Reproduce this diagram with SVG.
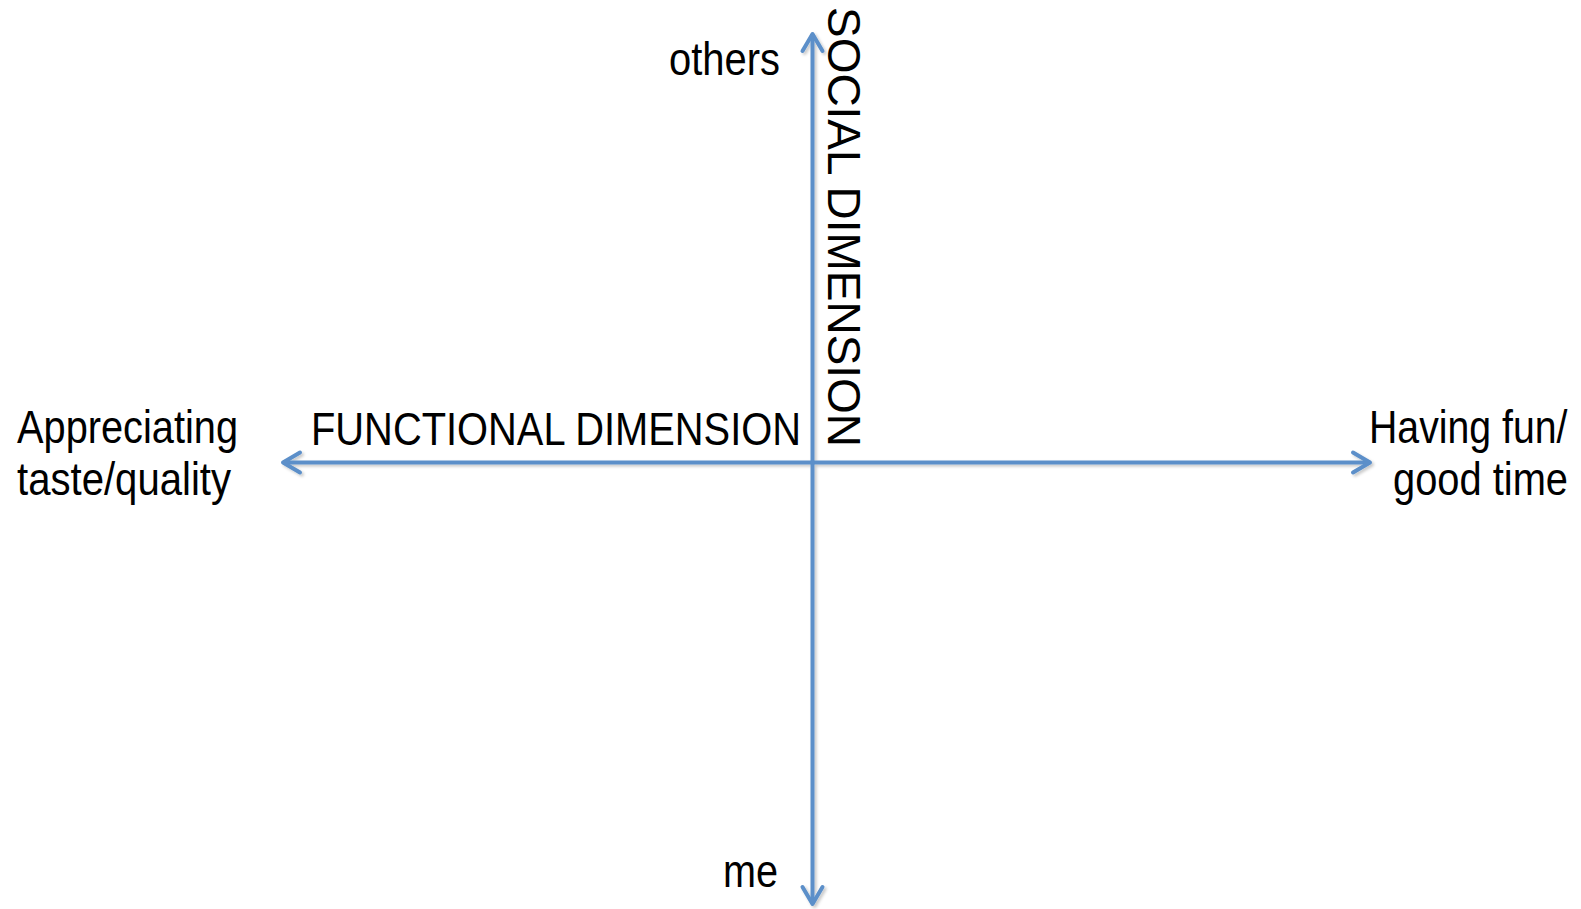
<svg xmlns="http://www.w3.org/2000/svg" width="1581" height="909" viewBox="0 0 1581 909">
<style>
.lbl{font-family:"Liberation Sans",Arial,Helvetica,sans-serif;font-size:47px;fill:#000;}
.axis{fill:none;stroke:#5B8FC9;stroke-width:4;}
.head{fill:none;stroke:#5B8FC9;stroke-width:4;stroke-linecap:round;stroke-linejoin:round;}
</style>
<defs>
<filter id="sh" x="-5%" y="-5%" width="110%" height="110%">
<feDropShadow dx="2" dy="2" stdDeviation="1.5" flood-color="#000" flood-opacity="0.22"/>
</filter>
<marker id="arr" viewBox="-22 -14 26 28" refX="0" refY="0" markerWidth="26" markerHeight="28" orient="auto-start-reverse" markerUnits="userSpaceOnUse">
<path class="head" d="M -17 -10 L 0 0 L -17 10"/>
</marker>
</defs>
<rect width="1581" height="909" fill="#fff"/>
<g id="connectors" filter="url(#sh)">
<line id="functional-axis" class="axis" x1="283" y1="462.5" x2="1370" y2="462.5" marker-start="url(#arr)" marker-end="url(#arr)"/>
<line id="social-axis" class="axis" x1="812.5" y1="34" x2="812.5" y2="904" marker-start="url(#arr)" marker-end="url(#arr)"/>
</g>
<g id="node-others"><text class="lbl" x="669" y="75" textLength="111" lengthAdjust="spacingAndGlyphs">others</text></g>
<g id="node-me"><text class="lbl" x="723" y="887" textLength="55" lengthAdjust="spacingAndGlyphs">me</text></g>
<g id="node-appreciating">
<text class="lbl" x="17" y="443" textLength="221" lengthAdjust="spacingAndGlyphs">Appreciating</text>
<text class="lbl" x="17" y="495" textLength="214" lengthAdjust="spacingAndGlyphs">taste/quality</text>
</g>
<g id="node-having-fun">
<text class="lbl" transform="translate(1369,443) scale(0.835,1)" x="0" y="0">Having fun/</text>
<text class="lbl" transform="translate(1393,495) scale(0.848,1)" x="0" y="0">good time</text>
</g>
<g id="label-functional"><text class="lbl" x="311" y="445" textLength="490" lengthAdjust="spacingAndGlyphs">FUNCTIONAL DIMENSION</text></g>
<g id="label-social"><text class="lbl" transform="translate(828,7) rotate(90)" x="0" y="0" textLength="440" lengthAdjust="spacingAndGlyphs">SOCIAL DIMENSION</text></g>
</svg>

________________________________________

### WORK TO BE COMPLETED
Word for word, quote the full listing, omitting every picture.

### SOLVED PROBLEM
Reproduce this diagram with SVG.
<svg xmlns="http://www.w3.org/2000/svg" width="1581" height="909" viewBox="0 0 1581 909">
<style>
.lbl{font-family:"Liberation Sans",Arial,Helvetica,sans-serif;font-size:47px;fill:#000;}
.axis{fill:none;stroke:#5B8FC9;stroke-width:4;}
.head{fill:none;stroke:#5B8FC9;stroke-width:4;stroke-linecap:round;stroke-linejoin:round;}
</style>
<defs>
<filter id="sh" x="-5%" y="-5%" width="110%" height="110%">
<feDropShadow dx="2" dy="2" stdDeviation="1.5" flood-color="#000" flood-opacity="0.22"/>
</filter>
<marker id="arr" viewBox="-22 -14 26 28" refX="0" refY="0" markerWidth="26" markerHeight="28" orient="auto-start-reverse" markerUnits="userSpaceOnUse">
<path class="head" d="M -17 -10 L 0 0 L -17 10"/>
</marker>
</defs>
<rect width="1581" height="909" fill="#fff"/>
<g id="connectors" filter="url(#sh)">
<line id="functional-axis" class="axis" x1="283" y1="462.5" x2="1370" y2="462.5" marker-start="url(#arr)" marker-end="url(#arr)"/>
<line id="social-axis" class="axis" x1="812.5" y1="34" x2="812.5" y2="904" marker-start="url(#arr)" marker-end="url(#arr)"/>
</g>
<g id="node-others"><text class="lbl" x="669" y="75" textLength="111" lengthAdjust="spacingAndGlyphs">others</text></g>
<g id="node-me"><text class="lbl" x="723" y="887" textLength="55" lengthAdjust="spacingAndGlyphs">me</text></g>
<g id="node-appreciating">
<text class="lbl" x="17" y="443" textLength="221" lengthAdjust="spacingAndGlyphs">Appreciating</text>
<text class="lbl" x="17" y="495" textLength="214" lengthAdjust="spacingAndGlyphs">taste/quality</text>
</g>
<g id="node-having-fun">
<text class="lbl" transform="translate(1369,443) scale(0.835,1)" x="0" y="0">Having fun/</text>
<text class="lbl" transform="translate(1393,495) scale(0.848,1)" x="0" y="0">good time</text>
</g>
<g id="label-functional"><text class="lbl" x="311" y="445" textLength="490" lengthAdjust="spacingAndGlyphs">FUNCTIONAL DIMENSION</text></g>
<g id="label-social"><text class="lbl" transform="translate(828,7) rotate(90)" x="0" y="0" textLength="440" lengthAdjust="spacingAndGlyphs">SOCIAL DIMENSION</text></g>
</svg>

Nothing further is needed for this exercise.